LOAD function/command loads data from HDFS or Local FS. ex: -
gurnt >employees = LOAD 'hdfs://localhost:9090/pig_dir/data.txt' USING PigStorage(',') as ( id:int, salary:int, ...etc)
Following which pig commands can be executed - like
grunt >wellpaid_employees = FILTER employees BY salary > '100000';
So I started thinking, where does pig store the "employees" data/relation. Which is used when further processing is needed i.e generating wellpaid_employees.
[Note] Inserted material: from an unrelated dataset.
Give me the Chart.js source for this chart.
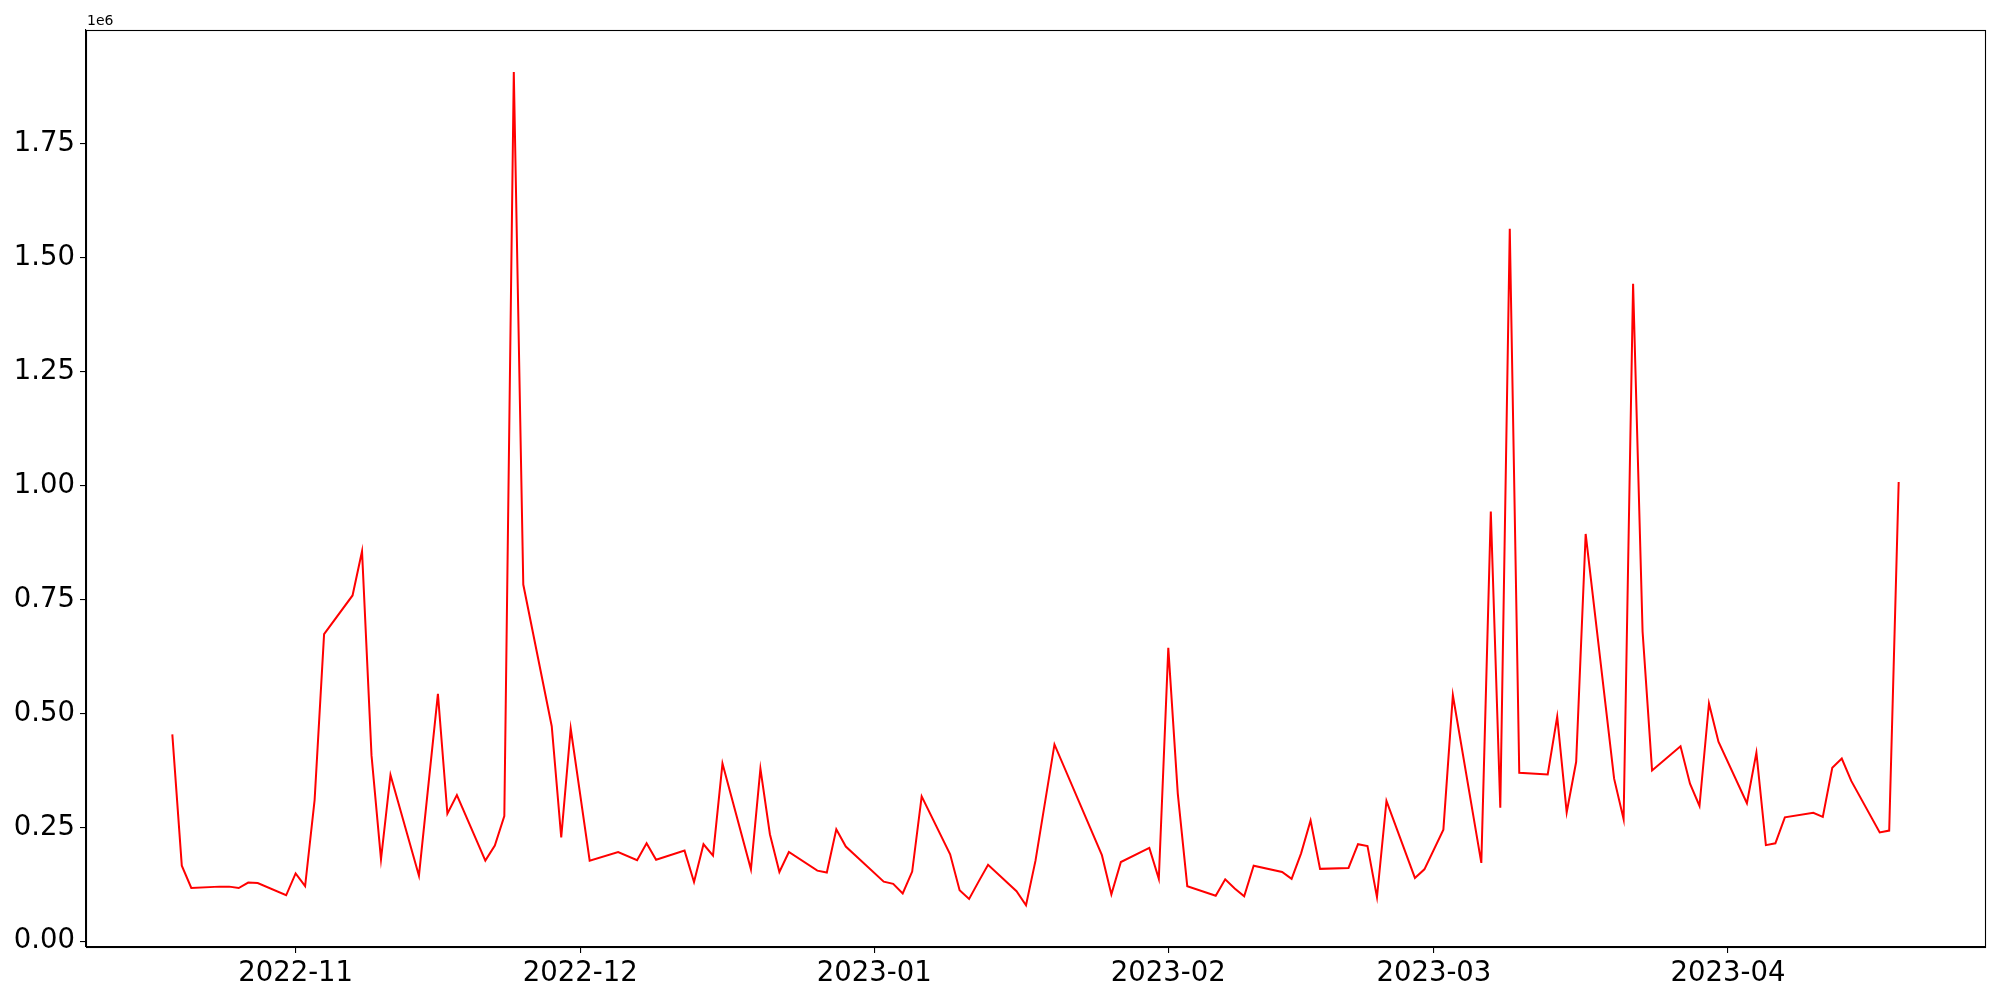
<!DOCTYPE html>
<html>
<head>
<meta charset="utf-8">
<script src="https://cdn.jsdelivr.net/npm/chart.js@4/dist/chart.umd.min.js"></script>
<style>
  html, body { margin: 0; padding: 0; background: #fff; }
  #wrap { width: 2000px; height: 1000px; }
</style>
</head>
<body>
<div id="wrap"><canvas id="chart" width="2000" height="1000"></canvas></div>
<script>
// Data (business days, gaps where the line runs straight)
const dates = [
  "2022-10-19", "2022-10-20", "2022-10-21", "2022-10-24", "2022-10-25", "2022-10-26", "2022-10-27", "2022-10-28", "2022-10-31",
  "2022-11-01", "2022-11-02", "2022-11-03", "2022-11-04", "2022-11-07", "2022-11-08", "2022-11-09", "2022-11-10", "2022-11-11",
  "2022-11-14", "2022-11-16", "2022-11-17", "2022-11-18", "2022-11-21", "2022-11-22", "2022-11-23", "2022-11-24", "2022-11-25",
  "2022-11-28", "2022-11-29", "2022-11-30",
  "2022-12-02", "2022-12-05", "2022-12-07", "2022-12-08", "2022-12-09", "2022-12-12", "2022-12-13", "2022-12-14", "2022-12-15",
  "2022-12-16", "2022-12-19", "2022-12-20", "2022-12-21", "2022-12-22", "2022-12-23", "2022-12-26", "2022-12-27", "2022-12-28",
  "2022-12-29",
  "2023-01-02", "2023-01-03", "2023-01-04", "2023-01-05", "2023-01-06", "2023-01-09", "2023-01-10", "2023-01-11", "2023-01-12",
  "2023-01-13", "2023-01-16", "2023-01-17", "2023-01-18", "2023-01-20", "2023-01-25", "2023-01-26", "2023-01-27", "2023-01-30",
  "2023-01-31",
  "2023-02-01", "2023-02-02", "2023-02-03", "2023-02-06", "2023-02-07", "2023-02-08", "2023-02-09", "2023-02-10", "2023-02-13",
  "2023-02-14", "2023-02-15", "2023-02-16", "2023-02-17", "2023-02-20", "2023-02-21", "2023-02-22", "2023-02-23", "2023-02-24",
  "2023-02-27", "2023-02-28",
  "2023-03-02", "2023-03-03", "2023-03-06", "2023-03-07", "2023-03-08", "2023-03-09", "2023-03-10", "2023-03-13", "2023-03-14",
  "2023-03-15", "2023-03-16", "2023-03-17", "2023-03-20", "2023-03-21", "2023-03-22", "2023-03-23", "2023-03-24", "2023-03-27",
  "2023-03-28", "2023-03-29", "2023-03-30", "2023-03-31",
  "2023-04-03", "2023-04-04", "2023-04-05", "2023-04-06", "2023-04-07", "2023-04-10", "2023-04-11", "2023-04-12", "2023-04-13",
  "2023-04-14", "2023-04-17", "2023-04-18", "2023-04-19",
]

const values = [
  454000, 166000, 117000, 120000, 120000, 117000, 129000, 128000, 101000,
  149000, 121000, 310000, 674000, 759000, 856000, 408000, 180000, 365000,
  144000, 543000, 280000, 321000, 177000, 210000, 275000, 1908000, 783000,
  472000, 228000, 467000,
  177000, 196000, 178000, 215000, 179000, 199000, 130000, 213000, 188000,
  390000, 158000, 379000, 235000, 152000, 196000, 155000, 151000, 246000,
  208000,
  131000, 126000, 105000, 153000, 318000, 191000, 112000, 93000, 131000,
  168000, 110000, 79000, 177000, 432000, 189000, 103000, 174000, 205000,
  137000,
  644000, 324000, 121000, 100000, 136000, 116000, 99000, 166000, 152000,
  137000, 193000, 265000, 159000, 161000, 213000, 209000, 97000, 308000,
  139000, 158000,
  245000, 540000, 172000, 943000, 293000, 1564000, 370000, 366000, 493000,
  283000, 394000, 894000, 357000, 268000, 1443000, 680000, 375000, 428000,
  346000, 297000, 522000, 438000,
  303000, 414000, 211000, 215000, 272000, 282000, 273000, 381000, 401000,
  352000, 239000, 243000, 1008000,
]

const monthTicks = ["2022-11-01", "2022-12-01", "2023-01-01", "2023-02-01", "2023-03-01", "2023-04-01"]
const yTicks = [0, 250000, 500000, 750000, 1000000, 1250000, 1500000, 1750000]

// date string -> day number
function toDay(s) {
  const p = s.split("-").map(Number)
  return Date.UTC(p[0], p[1] - 1, p[2]) / 864e5
}

const points = dates.map((d, i) => ({ x: toDay(d), y: values[i] }))
const firstDay = toDay(dates[0])
const lastDay = toDay(dates[dates.length - 1])
const xPad = (lastDay - firstDay) * 0.05

const tickFont = { family: "DejaVu Sans", size: 27.5 }

// frame around plot area plus the 1e6 offset label
const framePlugin = {
  id: "frame",
  afterDraw(chart) {
    const a = chart.chartArea
    const c = chart.ctx
    c.save()
    c.strokeStyle = "#000"
    c.lineWidth = 1.1
    c.strokeRect(a.left + 0.5, a.top + 0.5, a.right - a.left, a.bottom - a.top)
    c.fillStyle = "#000"
    c.font = "14px 'DejaVu Sans'"
    c.textBaseline = "alphabetic"
    c.fillText("1e6", a.left + 1, a.top - 5)
    c.restore()
  },
}

const ctx = document.getElementById("chart").getContext("2d")

new Chart(ctx, {
  type: "line",
  data: {
    datasets: [
      {
        data: points,
        borderColor: "#ff0000",
        borderWidth: 2,
        pointRadius: 0,
        tension: 0,
        fill: false,
      },
    ],
  },
  options: {
    responsive: false,
    animation: false,
    layout: { padding: { top: 30, right: 15, left: 0, bottom: 0 } },
    plugins: {
      legend: { display: false },
      tooltip: { enabled: false },
    },
    scales: {
      x: {
        type: "linear",
        min: firstDay - xPad,
        max: lastDay + xPad,
        afterBuildTicks: (scale) => {
          scale.ticks = monthTicks.map((m) => ({ value: toDay(m) }))
        },
        afterFit: (scale) => {
          scale.height = 53
        },
        grid: { drawOnChartArea: false, drawTicks: true, tickLength: 6, color: "#000", lineWidth: 1.1 },
        border: { display: true, color: "#000", width: 1.1 },
        ticks: {
          color: "#000",
          font: tickFont,
          padding: 4,
          maxRotation: 0,
          autoSkip: false,
          callback: (v) => new Date(v * 864e5).toISOString().slice(0, 7),
        },
      },
      y: {
        min: -12500,
        max: 2000000,
        afterBuildTicks: (scale) => {
          scale.ticks = yTicks.map((v) => ({ value: v }))
        },
        afterFit: (scale) => {
          scale.width = 86
        },
        grid: { drawOnChartArea: false, drawTicks: true, tickLength: 6, color: "#000", lineWidth: 1.1 },
        border: { display: true, color: "#000", width: 1.1 },
        ticks: {
          color: "#000",
          font: tickFont,
          padding: 5,
          callback: (v) => (v / 1e6).toFixed(2),
        },
      },
    },
  },
  plugins: [framePlugin],
})
</script>
</body>
</html>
1) employees relation - If it just saves the employees in a temp directory (which is based on configuration) what is the benefit. It can any way read the data from HDFS every time. And the file can be large from 1GB to 1TB or even more. So I will assume that LOAD does not duplicate the data any where else. It works lazily. And it uses the orginal files in HDFS for running pig jobs (which are MR jobs behind the screen).
2) wellpaid_employees relation - when pig process employees relation to generate wellpaid_employees relation. Where does it save this result.
Because, if I have to do further processing on "wellpaid_employees" like to get all well paid employees in a particular city - example
grunt >wellpaid_employees_in_newyork = FILTER wellpaid_employees BY city == 'NY';
In this case I see the benfit of PIG storing all the intermediate and end result/relatios some where. Is this how pig works.
So how (format etc) and where (physical location) does pig store the intermediate results/relations and how to configure these aspects ?
But if the intermediate result are also too big - say several GB, then how does the trade off work (between processing previous stages every time or storing the result). Can it be configured also.